● **Task to complete**
In this exercise, return the whole listing exactly, excluding any images.

:: Dataset entries ::

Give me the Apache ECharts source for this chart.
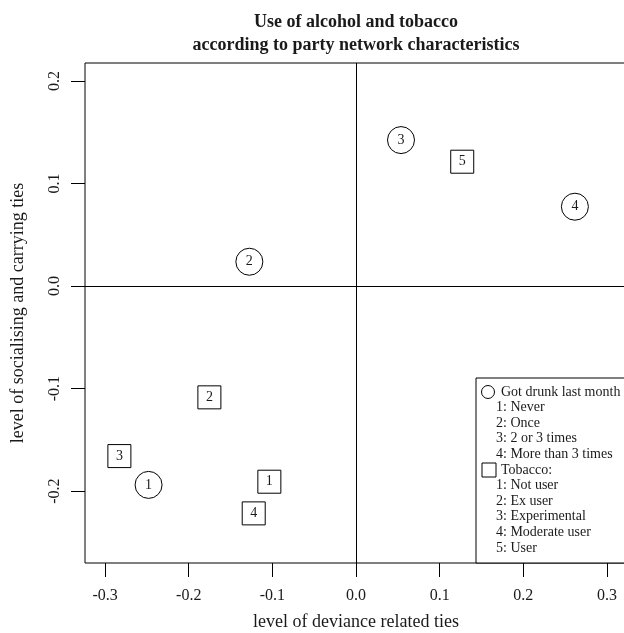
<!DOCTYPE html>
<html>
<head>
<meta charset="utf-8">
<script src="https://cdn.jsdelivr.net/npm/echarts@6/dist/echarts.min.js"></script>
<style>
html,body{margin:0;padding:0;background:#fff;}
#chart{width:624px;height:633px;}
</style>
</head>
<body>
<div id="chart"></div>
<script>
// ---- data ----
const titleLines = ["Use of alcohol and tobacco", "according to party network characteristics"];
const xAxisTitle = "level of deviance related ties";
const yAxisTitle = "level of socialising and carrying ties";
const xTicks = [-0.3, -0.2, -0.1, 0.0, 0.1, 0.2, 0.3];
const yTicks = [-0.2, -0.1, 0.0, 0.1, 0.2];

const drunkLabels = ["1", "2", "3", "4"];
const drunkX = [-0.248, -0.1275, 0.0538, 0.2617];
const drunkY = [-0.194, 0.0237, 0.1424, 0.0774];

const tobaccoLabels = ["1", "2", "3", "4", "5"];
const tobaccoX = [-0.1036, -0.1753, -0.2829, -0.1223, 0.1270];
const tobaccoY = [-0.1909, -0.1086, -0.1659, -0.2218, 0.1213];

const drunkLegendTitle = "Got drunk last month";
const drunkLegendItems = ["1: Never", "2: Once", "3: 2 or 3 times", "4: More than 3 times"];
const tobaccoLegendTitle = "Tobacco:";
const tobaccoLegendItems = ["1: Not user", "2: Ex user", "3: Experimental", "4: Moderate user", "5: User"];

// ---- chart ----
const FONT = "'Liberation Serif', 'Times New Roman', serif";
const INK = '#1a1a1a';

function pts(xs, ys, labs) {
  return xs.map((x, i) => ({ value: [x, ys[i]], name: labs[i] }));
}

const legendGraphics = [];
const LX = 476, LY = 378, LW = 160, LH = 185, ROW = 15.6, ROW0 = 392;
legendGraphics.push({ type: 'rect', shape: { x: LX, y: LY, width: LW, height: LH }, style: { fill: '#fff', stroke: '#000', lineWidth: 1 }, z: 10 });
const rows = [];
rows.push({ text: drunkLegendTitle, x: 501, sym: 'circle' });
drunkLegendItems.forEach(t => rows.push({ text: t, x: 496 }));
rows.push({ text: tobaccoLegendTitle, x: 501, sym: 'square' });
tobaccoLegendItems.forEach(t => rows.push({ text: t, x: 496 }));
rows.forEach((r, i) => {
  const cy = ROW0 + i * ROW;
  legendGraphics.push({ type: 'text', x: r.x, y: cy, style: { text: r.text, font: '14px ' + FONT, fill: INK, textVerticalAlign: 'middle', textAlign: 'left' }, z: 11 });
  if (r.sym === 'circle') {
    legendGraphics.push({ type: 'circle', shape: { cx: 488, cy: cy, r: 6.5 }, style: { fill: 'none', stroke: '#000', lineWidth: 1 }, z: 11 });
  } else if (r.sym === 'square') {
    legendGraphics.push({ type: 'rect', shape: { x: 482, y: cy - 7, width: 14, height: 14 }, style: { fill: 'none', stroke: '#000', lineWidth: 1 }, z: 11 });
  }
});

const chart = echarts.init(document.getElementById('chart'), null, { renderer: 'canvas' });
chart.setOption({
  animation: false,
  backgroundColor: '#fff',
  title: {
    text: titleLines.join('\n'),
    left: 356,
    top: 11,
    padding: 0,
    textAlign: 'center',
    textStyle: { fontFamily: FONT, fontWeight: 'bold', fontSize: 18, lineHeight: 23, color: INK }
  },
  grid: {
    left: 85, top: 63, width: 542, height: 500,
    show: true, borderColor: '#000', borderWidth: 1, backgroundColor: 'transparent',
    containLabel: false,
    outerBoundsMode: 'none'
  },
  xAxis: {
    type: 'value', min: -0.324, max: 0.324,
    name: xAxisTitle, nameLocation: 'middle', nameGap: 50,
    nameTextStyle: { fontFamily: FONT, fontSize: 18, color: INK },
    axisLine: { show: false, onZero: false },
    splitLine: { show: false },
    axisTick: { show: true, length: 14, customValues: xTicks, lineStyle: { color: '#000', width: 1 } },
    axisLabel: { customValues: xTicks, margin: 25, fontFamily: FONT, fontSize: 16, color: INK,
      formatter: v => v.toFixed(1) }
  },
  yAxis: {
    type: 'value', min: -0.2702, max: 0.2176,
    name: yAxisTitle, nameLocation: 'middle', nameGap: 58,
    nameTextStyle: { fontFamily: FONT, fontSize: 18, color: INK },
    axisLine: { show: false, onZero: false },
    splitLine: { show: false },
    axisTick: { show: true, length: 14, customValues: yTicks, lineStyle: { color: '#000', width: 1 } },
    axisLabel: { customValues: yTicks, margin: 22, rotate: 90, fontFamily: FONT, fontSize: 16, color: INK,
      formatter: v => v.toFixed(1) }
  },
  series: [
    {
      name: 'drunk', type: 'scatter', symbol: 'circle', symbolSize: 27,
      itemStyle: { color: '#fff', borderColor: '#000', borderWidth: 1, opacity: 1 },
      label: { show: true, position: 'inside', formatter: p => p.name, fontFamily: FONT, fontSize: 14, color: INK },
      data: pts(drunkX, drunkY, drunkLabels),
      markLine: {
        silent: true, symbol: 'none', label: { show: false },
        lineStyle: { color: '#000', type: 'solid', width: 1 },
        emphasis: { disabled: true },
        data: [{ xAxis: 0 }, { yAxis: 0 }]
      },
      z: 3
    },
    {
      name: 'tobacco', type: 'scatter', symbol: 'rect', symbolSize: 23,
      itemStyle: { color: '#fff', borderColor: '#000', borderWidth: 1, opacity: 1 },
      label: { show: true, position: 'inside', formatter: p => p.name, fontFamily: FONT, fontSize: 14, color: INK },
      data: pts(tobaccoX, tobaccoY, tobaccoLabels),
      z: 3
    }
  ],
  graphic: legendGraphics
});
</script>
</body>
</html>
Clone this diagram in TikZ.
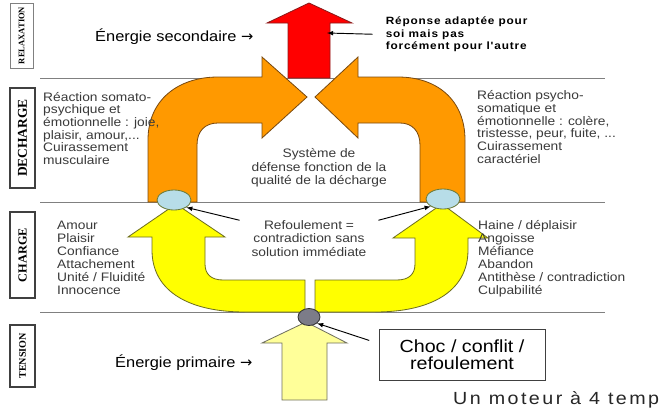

:::

● **Exercise response**
Give me the Apache ECharts source for this chart.
<!DOCTYPE html>
<html>
<head>
<meta charset="utf-8">
<script src="https://cdn.jsdelivr.net/npm/echarts@6/dist/echarts.min.js"></script>
<style>
html,body{margin:0;padding:0;background:#fff;}
#chart{width:624px;height:633px;}
</style>
</head>
<body>
<div id="chart"></div>
<script>
// ---- data ----
const titleLines = ["Use of alcohol and tobacco", "according to party network characteristics"];
const xAxisTitle = "level of deviance related ties";
const yAxisTitle = "level of socialising and carrying ties";
const xTicks = [-0.3, -0.2, -0.1, 0.0, 0.1, 0.2, 0.3];
const yTicks = [-0.2, -0.1, 0.0, 0.1, 0.2];

const drunkLabels = ["1", "2", "3", "4"];
const drunkX = [-0.248, -0.1275, 0.0538, 0.2617];
const drunkY = [-0.194, 0.0237, 0.1424, 0.0774];

const tobaccoLabels = ["1", "2", "3", "4", "5"];
const tobaccoX = [-0.1036, -0.1753, -0.2829, -0.1223, 0.1270];
const tobaccoY = [-0.1909, -0.1086, -0.1659, -0.2218, 0.1213];

const drunkLegendTitle = "Got drunk last month";
const drunkLegendItems = ["1: Never", "2: Once", "3: 2 or 3 times", "4: More than 3 times"];
const tobaccoLegendTitle = "Tobacco:";
const tobaccoLegendItems = ["1: Not user", "2: Ex user", "3: Experimental", "4: Moderate user", "5: User"];

// ---- chart ----
const FONT = "'Liberation Serif', 'Times New Roman', serif";
const INK = '#1a1a1a';

function pts(xs, ys, labs) {
  return xs.map((x, i) => ({ value: [x, ys[i]], name: labs[i] }));
}

const legendGraphics = [];
const LX = 476, LY = 378, LW = 160, LH = 185, ROW = 15.6, ROW0 = 392;
legendGraphics.push({ type: 'rect', shape: { x: LX, y: LY, width: LW, height: LH }, style: { fill: '#fff', stroke: '#000', lineWidth: 1 }, z: 10 });
const rows = [];
rows.push({ text: drunkLegendTitle, x: 501, sym: 'circle' });
drunkLegendItems.forEach(t => rows.push({ text: t, x: 496 }));
rows.push({ text: tobaccoLegendTitle, x: 501, sym: 'square' });
tobaccoLegendItems.forEach(t => rows.push({ text: t, x: 496 }));
rows.forEach((r, i) => {
  const cy = ROW0 + i * ROW;
  legendGraphics.push({ type: 'text', x: r.x, y: cy, style: { text: r.text, font: '14px ' + FONT, fill: INK, textVerticalAlign: 'middle', textAlign: 'left' }, z: 11 });
  if (r.sym === 'circle') {
    legendGraphics.push({ type: 'circle', shape: { cx: 488, cy: cy, r: 6.5 }, style: { fill: 'none', stroke: '#000', lineWidth: 1 }, z: 11 });
  } else if (r.sym === 'square') {
    legendGraphics.push({ type: 'rect', shape: { x: 482, y: cy - 7, width: 14, height: 14 }, style: { fill: 'none', stroke: '#000', lineWidth: 1 }, z: 11 });
  }
});

const chart = echarts.init(document.getElementById('chart'), null, { renderer: 'canvas' });
chart.setOption({
  animation: false,
  backgroundColor: '#fff',
  title: {
    text: titleLines.join('\n'),
    left: 356,
    top: 11,
    padding: 0,
    textAlign: 'center',
    textStyle: { fontFamily: FONT, fontWeight: 'bold', fontSize: 18, lineHeight: 23, color: INK }
  },
  grid: {
    left: 85, top: 63, width: 542, height: 500,
    show: true, borderColor: '#000', borderWidth: 1, backgroundColor: 'transparent',
    containLabel: false,
    outerBoundsMode: 'none'
  },
  xAxis: {
    type: 'value', min: -0.324, max: 0.324,
    name: xAxisTitle, nameLocation: 'middle', nameGap: 50,
    nameTextStyle: { fontFamily: FONT, fontSize: 18, color: INK },
    axisLine: { show: false, onZero: false },
    splitLine: { show: false },
    axisTick: { show: true, length: 14, customValues: xTicks, lineStyle: { color: '#000', width: 1 } },
    axisLabel: { customValues: xTicks, margin: 25, fontFamily: FONT, fontSize: 16, color: INK,
      formatter: v => v.toFixed(1) }
  },
  yAxis: {
    type: 'value', min: -0.2702, max: 0.2176,
    name: yAxisTitle, nameLocation: 'middle', nameGap: 58,
    nameTextStyle: { fontFamily: FONT, fontSize: 18, color: INK },
    axisLine: { show: false, onZero: false },
    splitLine: { show: false },
    axisTick: { show: true, length: 14, customValues: yTicks, lineStyle: { color: '#000', width: 1 } },
    axisLabel: { customValues: yTicks, margin: 22, rotate: 90, fontFamily: FONT, fontSize: 16, color: INK,
      formatter: v => v.toFixed(1) }
  },
  series: [
    {
      name: 'drunk', type: 'scatter', symbol: 'circle', symbolSize: 27,
      itemStyle: { color: '#fff', borderColor: '#000', borderWidth: 1, opacity: 1 },
      label: { show: true, position: 'inside', formatter: p => p.name, fontFamily: FONT, fontSize: 14, color: INK },
      data: pts(drunkX, drunkY, drunkLabels),
      markLine: {
        silent: true, symbol: 'none', label: { show: false },
        lineStyle: { color: '#000', type: 'solid', width: 1 },
        emphasis: { disabled: true },
        data: [{ xAxis: 0 }, { yAxis: 0 }]
      },
      z: 3
    },
    {
      name: 'tobacco', type: 'scatter', symbol: 'rect', symbolSize: 23,
      itemStyle: { color: '#fff', borderColor: '#000', borderWidth: 1, opacity: 1 },
      label: { show: true, position: 'inside', formatter: p => p.name, fontFamily: FONT, fontSize: 14, color: INK },
      data: pts(tobaccoX, tobaccoY, tobaccoLabels),
      z: 3
    }
  ],
  graphic: legendGraphics
});
</script>
</body>
</html>
Clone this diagram in TikZ.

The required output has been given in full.